Creative Destructions: On Memory and Resistance in Belarusian Urbanscapes



A still from Czysta sztuka, a film by Maksim Shved. 
Essay for the Journal of Architectural Design and History,
“Destruction,” volume 2,
August 2023 [forthcoming 2024].















On the night of March 29, 2023, a strange event happened in a small town in Belarus—a large concrete monument dedicated to one of the few 20th-century national female poets disappeared overnight. Nobody seemed to know what happened and whose responsibility it was until a video of communal city workers demounting it in the middle of the night resurfaced in local Telegram channels a few days later. What seemed to be a prank gone astray was an event symptomatic of the anxious desire of the contemporary Belarusian state to actively revise its historiography and physically erase any, even remote, references to historical events that are misaligned with the accepted current. While the idea of managing collective memories through acts of destruction is not new, the case of contemporary Belarus is exemplary in this regard. In its pursuit of sterile urbanscapes, the state continues to employ the long-and-tried Soviet techniques of brute destruction. However, even in the most oppressive contexts, these techniques are no longer effective with online media coverage and extended horizontal collaborations. Instead, they create new intangible memory marks that define the city's symbolic and lived experiences through this new intentional absence much more so than through the previously accidental presence.

The essay is particularly interested in the generative effects of state-sanctioned destructions.
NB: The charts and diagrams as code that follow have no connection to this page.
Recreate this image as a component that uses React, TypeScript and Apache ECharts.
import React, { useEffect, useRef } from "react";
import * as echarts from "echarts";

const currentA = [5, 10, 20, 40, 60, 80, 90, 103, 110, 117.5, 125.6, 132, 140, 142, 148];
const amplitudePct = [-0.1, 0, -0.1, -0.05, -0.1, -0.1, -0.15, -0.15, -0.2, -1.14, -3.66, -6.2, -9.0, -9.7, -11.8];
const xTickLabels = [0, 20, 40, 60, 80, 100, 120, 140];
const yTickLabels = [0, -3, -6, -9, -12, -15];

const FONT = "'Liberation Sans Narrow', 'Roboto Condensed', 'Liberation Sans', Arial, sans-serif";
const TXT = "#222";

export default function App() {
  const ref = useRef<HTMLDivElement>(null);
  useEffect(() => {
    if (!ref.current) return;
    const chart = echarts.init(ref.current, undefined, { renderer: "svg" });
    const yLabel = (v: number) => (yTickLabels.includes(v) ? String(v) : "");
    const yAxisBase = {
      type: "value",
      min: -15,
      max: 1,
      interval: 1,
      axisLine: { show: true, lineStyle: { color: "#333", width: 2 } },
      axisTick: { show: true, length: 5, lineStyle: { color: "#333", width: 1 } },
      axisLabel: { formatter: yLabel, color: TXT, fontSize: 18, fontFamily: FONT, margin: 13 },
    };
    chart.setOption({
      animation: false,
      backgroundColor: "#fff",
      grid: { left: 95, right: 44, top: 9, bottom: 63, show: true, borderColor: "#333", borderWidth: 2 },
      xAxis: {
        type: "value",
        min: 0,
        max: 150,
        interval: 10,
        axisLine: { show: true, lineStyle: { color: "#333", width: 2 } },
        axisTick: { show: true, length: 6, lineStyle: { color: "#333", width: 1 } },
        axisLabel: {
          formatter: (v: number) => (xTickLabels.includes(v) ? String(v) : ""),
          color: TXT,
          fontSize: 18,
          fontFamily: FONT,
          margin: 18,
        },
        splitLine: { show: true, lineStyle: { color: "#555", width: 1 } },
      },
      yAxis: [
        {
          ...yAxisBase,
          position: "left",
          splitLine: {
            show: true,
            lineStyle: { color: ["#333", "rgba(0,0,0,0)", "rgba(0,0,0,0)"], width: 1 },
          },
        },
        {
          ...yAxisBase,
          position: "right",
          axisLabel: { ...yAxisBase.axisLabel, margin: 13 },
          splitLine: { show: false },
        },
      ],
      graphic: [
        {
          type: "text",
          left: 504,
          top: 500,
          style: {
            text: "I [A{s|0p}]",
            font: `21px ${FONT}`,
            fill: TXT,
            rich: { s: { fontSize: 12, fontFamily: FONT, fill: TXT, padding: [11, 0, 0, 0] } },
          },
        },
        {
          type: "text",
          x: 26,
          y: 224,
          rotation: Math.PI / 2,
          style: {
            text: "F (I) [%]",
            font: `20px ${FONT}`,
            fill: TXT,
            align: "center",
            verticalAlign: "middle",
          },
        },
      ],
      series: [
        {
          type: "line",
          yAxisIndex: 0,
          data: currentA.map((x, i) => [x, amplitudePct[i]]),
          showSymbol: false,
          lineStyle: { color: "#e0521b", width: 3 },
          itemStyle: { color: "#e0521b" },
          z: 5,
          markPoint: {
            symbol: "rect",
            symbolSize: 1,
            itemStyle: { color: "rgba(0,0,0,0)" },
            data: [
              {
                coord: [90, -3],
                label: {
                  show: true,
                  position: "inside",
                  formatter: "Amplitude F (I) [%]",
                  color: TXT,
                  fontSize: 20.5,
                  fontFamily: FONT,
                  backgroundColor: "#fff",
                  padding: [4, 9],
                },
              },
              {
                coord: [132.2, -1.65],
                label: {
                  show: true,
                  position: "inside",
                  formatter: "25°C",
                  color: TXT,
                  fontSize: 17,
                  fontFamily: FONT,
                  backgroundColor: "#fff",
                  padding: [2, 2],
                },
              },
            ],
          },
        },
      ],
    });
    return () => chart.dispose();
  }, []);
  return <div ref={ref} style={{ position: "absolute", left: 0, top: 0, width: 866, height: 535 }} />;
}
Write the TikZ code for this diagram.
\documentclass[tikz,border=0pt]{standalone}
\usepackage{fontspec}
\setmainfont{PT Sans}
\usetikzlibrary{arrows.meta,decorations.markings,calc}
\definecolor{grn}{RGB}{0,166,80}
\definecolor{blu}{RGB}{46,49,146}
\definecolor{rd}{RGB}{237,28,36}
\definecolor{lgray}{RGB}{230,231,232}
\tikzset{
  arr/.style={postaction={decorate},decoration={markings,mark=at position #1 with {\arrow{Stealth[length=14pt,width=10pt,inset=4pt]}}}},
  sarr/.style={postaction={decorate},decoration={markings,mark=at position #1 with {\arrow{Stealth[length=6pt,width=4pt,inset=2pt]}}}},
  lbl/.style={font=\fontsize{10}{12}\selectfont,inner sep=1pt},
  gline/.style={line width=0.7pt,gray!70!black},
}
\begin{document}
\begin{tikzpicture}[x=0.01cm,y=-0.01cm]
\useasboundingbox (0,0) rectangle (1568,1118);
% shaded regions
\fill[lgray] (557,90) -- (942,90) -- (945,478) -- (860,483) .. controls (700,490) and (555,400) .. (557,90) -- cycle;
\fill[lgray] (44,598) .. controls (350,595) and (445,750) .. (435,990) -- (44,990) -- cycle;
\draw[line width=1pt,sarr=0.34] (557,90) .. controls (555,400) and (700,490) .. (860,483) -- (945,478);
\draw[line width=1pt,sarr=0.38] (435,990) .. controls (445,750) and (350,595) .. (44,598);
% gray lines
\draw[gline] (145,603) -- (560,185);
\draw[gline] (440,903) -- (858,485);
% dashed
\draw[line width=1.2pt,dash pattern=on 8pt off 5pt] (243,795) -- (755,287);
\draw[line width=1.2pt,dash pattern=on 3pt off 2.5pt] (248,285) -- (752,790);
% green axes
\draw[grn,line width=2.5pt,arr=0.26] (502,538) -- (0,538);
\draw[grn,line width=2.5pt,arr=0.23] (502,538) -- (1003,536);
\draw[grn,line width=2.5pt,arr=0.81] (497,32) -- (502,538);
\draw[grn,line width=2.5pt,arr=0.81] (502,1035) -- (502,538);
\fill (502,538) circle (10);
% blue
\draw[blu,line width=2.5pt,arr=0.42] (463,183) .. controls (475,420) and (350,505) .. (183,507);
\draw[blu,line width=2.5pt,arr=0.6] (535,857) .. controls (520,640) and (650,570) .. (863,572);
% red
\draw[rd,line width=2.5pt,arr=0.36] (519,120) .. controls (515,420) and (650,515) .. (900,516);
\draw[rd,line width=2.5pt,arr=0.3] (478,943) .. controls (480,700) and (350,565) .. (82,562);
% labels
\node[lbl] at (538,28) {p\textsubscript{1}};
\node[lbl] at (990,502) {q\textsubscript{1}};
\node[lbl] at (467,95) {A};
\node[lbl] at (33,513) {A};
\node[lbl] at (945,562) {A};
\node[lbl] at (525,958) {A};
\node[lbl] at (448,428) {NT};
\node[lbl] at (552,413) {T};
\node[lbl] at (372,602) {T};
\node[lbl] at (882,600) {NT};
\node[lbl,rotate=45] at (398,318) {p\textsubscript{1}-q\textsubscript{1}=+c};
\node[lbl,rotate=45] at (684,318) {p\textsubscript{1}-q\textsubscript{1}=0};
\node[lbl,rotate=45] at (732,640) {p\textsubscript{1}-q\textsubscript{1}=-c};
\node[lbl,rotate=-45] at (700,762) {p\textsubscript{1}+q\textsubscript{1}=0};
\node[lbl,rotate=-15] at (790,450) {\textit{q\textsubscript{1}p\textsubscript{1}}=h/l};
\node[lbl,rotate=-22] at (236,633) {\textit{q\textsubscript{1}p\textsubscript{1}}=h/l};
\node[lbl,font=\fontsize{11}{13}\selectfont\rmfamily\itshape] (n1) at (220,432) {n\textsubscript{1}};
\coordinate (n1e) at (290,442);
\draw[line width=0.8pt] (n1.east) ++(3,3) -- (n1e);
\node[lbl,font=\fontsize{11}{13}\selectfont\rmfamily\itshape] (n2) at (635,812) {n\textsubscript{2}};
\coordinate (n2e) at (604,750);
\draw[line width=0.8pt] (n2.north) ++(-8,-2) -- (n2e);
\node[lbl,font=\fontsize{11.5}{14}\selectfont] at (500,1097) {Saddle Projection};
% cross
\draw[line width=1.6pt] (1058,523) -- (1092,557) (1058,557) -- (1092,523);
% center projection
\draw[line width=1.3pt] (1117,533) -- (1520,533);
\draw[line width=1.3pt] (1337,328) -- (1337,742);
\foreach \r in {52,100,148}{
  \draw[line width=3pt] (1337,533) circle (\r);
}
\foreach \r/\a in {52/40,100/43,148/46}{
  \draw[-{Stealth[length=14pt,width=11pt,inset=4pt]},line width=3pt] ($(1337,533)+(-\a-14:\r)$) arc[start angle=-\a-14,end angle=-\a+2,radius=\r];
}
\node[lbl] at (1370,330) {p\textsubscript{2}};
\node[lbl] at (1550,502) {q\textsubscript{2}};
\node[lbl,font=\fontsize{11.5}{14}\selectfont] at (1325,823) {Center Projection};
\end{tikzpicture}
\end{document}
New collective identities are forged against the act of destruction and find their definition through the absence. If heritage and collective memories are ultimately political concepts, then acts of heritage destruction can be considered acts of oppression. The process of memorisation then becomes resistance, which, in the words of Milan Kundera, is the “struggle of memory against forgetting.” Through a collection of case studies of contemporary Belarusian urbanscapes—from a make-shift memorial to the victims of Soviet repressions to acts of censorship on city walls and the intensive struggle over a mural in a housing courtyard—the essay explores how different shared memories and collective identities are forged in opposition to the acts of destruction. In the cycle of destruction and creation, successive bids to power generate new ideas, growing national consciousness and horizontal networks of solidarity. However, despite these “productive” effects of destruction dialectics, these newly fostered identities have a limited temporal horizon without tangible heritage. As their embodiment is denied, these memories are forced to adapt to other vessels and signs of memory or ultimately disappear.